To satisfy my scientific curiosity, a simple, crude, experiment to determine the activities of cultures from commercial brand of kefir vs BBH homemade kefir? I am using Greek yogurt (Peach Flavored) and milk kefir (2%, pomegranate flavored) (Names are hidden for privacy issues). You are encouraged to do your own testing to confirm my findings. The result is repeatable in my kitchen.
Bottom Line: Home made kefir is 4-10x more active than the commercial kefir.
Procedure:
1. Add 1 teaspoon of the cultured material from the store bought containers or freshly homemade kefir to 1/2 cup of organic whole milk (Trader Joe's brand). Mix well. (I could not find 3 jars of the exact same size).
2. Cap lid loosely and let it sit in room temperature.
3. Take a picture of the culture about every 24 hrs.
Day 0
BBH Milk Kefir | Store Greek Yogurt (Peach) | Store Milk Kefir (Pomegranate) |
I should have used plain Greek Yogurt and plain milk kefir. But as you will see later in passage 2 & 3, it would not significant change the results.
Passage 1, Day 1 - Images taken at ~24 hours, home kefir has cultured the milk nicely forming a solid mass. Greek yogurt and store bought milk kefir did not fully fermented the milk yet.
BBH Milk Kefir - Milk is fully fermented |
Store Greek Yogurt - Milk is not fully fermented |
Store Milk Kefir - Milk is not fully fermented |
Day 2: Images taken at ~46 hr.
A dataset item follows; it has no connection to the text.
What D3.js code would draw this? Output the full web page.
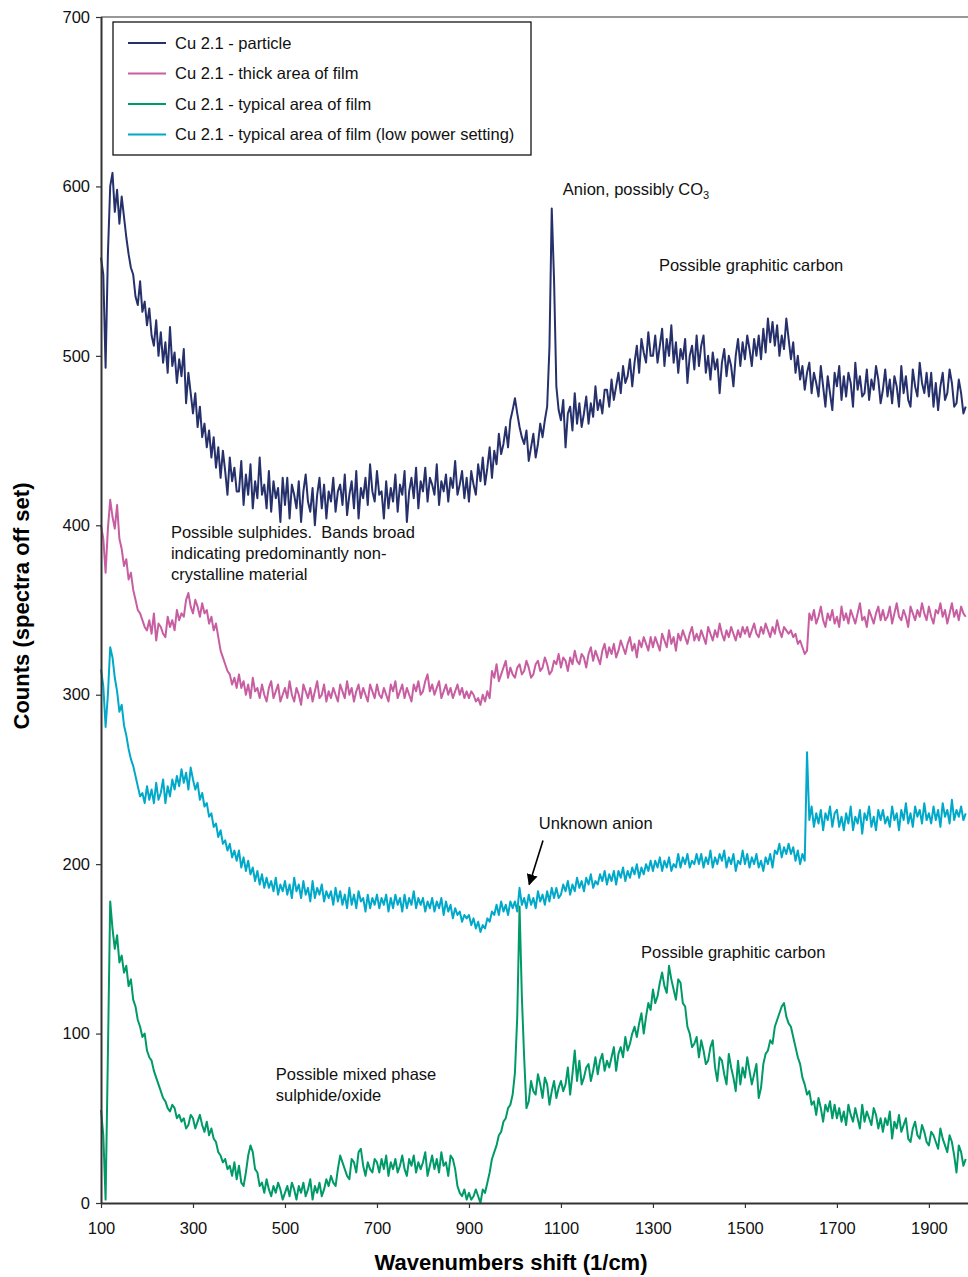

Greek yogurt culture is fermented. Homemade kefir is starting to seprate into curds and whey.
BBH Milk Kefir - Culture started to separate |
Store Greek Yogurt - Milk just fully cultured |
Store Milk Kefir - Milk is not cultured |
So far, home-made milk kefir is stacking up pretty good. Greek yogurt is about half as good.
Day 3 - Did not record exact time
BBH Milk Kefir - Separation | Store Greek Yogurt - Whey Pockets | Store Milk Kefir - Not Cultured yet |
I cannot tell if the store brand of kefir finished culturing on Day 3 or not. So I let it go another day. I have noticed that there's thin layer of mold growing on the surface. The culture smell foul which is not detected in the other two cultures.
Day 4 - Culture complete
BBH MK - Completed | Greek Yogurt - More whey pockets | Store Milk Kefir - Completed, foul odor |
Commercial Kefir was finally cultured on Day 4. It definitely smells foul. I can see a thin layer of mold on top.
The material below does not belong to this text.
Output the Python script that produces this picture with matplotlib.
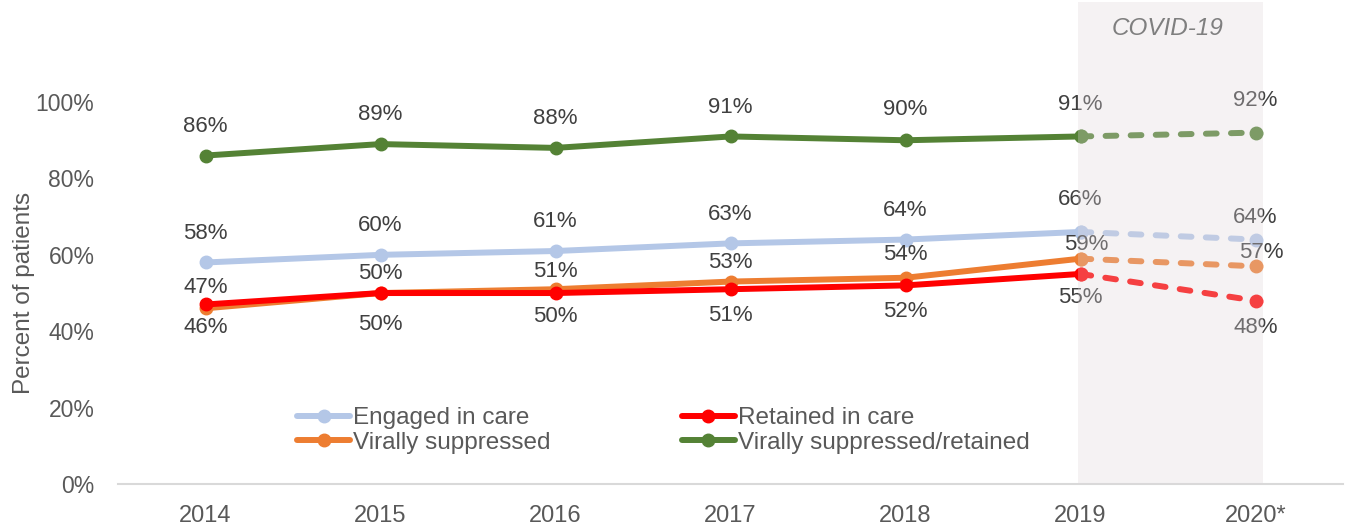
import matplotlib
matplotlib.use("Agg")
import matplotlib.pyplot as plt

plt.rcParams['font.family'] = ['Liberation Sans', 'DejaVu Sans']

years = ["2014", "2015", "2016", "2017", "2018", "2019", "2020*"]
engaged = [58, 60, 61, 63, 64, 66, 64]
retained = [47, 50, 50, 51, 52, 55, 48]
suppressed = [46, 50, 51, 53, 54, 59, 57]
suppressed_retained = [86, 89, 88, 91, 90, 91, 92]

series = [
    ("Engaged in care", engaged, "#B4C7E7"),
    ("Virally suppressed", suppressed, "#ED7D31"),
    ("Retained in care", retained, "#FF0000"),
    ("Virally suppressed/retained", suppressed_retained, "#548235"),
]

# label offsets in points (dx, dy) per series
label_offsets = {
    "Engaged in care": [(0, 21)] * 5 + [(0, 23), (0, 16)],
    "Virally suppressed": [(0, -14), (0, 14), (0, 13), (0, 14), (0, 17), (4, 10), (4, 10)],
    "Retained in care": [(0, 12), (0, -23), (0, -17), (0, -19), (0, -19), (0, -17), (0, -19)],
    "Virally suppressed/retained": [(0, 21)] * 4 + [(0, 22), (0, 23), (0, 23)],
}

fig = plt.figure(figsize=(13.51, 5.26), dpi=100)
ax = fig.add_axes([118 / 1351, 42 / 526, (1343 - 118) / 1351, 482 / 526])

x = list(range(len(years)))
lw = 4.3
ms = 9
for name, vals, col in series:
    ax.plot(x[:6], vals[:6], color=col, lw=lw, marker="o", ms=ms,
            solid_capstyle="round", zorder=4, label=name)
    ax.plot(x[5:], vals[5:], color=col, lw=lw, marker="o", ms=ms,
            linestyle=(0, (1.8, 2.4)), dash_capstyle="round", zorder=4)
    for i, v in enumerate(vals):
        dx, dy = label_offsets[name][i]
        ax.annotate(f"{v}%", (i, v), xytext=(dx, dy), textcoords="offset points",
                    ha="center", va="center", fontsize=16, color="#404040", zorder=5)

# translucent COVID-19 period overlay
ax.axvspan(4.985, 6.045, ymin=0, ymax=1, facecolor=(0.87, 0.84, 0.855), alpha=0.3,
           lw=0, zorder=10)
ax.text(5.5, 119.3, "COVID-19", ha="center", va="center", fontsize=17.5,
        style="italic", color="#7F7F7F", zorder=11)

ax.set_xlim(-0.5, 6.5)
ax.set_ylim(0, 126.2)
ax.set_xticks(x)
ax.set_xticklabels(years)
ax.set_yticks(range(0, 101, 20))
ax.set_yticklabels([f"{t}%" for t in range(0, 101, 20)])
ax.tick_params(axis="y", length=0, labelsize=16.5, colors="#595959", pad=17)
ax.tick_params(axis="x", length=0, labelsize=17, colors="#595959", pad=15)
for s in ["top", "right", "left"]:
    ax.spines[s].set_visible(False)
ax.spines["bottom"].set_color("#D9D9D9")
ax.spines["bottom"].set_linewidth(1.5)
ax.set_ylabel("Percent of patients", fontsize=17.5, color="#595959")
ax.yaxis.set_label_coords(-0.068, 50 / 126.2)

leg = ax.legend(ncol=2, loc="upper left", bbox_to_anchor=(297 / 1351, 1 - 407 / 526),
                bbox_transform=fig.transFigure, frameon=False, fontsize=17.5,
                handlelength=2.2, handletextpad=0.1, columnspacing=5.4,
                labelspacing=0.12, borderpad=0, borderaxespad=0)
for t in leg.get_texts():
    t.set_color("#595959")

fig.savefig("out.png", dpi=100, facecolor="white")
Passage 2 - Mix up well the completed cultures above and remove 1 tsp to culture 1/2 cups of organic milk as before.
Wash and sanitize the same culturing vessels.
Cultures & Innoculants
Passage 2, Day 2 1/2 - Sorry I was too busy and did not get a chance to take images sooner. I suspect that BBH & Greek Yogurt were completed in Day 1, but no image to verify that statement.
BBH Kefir - done | Greek Yogurt - done | Commercial Kefir - not done |
At this point, I believe the number of microorganisms from BBH milk kefir and Greek Yogurt are similar. The Commercial milk kefir still trying to catch up. It is very close to be done.
Day 4
BBH Milk Kefir | Store Greek Yogurt | Store Milk Kefir - no foul smell |
The good bacteria in the Store MK has overcome the bad fungus or bacteria in the culture and no longer smell foul. :-) There's more liquid on top of the solidified culture than the others. But all of them are fully cultured by Day 4.
Passage 3, Day 0
BBH Innoculant | Store Greek Yogurt Innoculant | Store Milk Kefir Innoculant |
Passage 3, Day 1
BBH - Completed | Store Greek Yogurt - Completed | Store Milk Kefir - Incomplete |
It's surprising even by the 3rd passage, the number of micro-organisms from the Store Milk Kefir is not sufficient enough to culture the milk in 24 hr.
By Day 2 or 3 - all milk have been cultured completely. No images taken. Experiment completed.
Conclusion:
Home made milk kefir definitely provides the most abundant active probiotics compared to the commercially available products.Greek yogurt provided more active culture than the store bought kefir.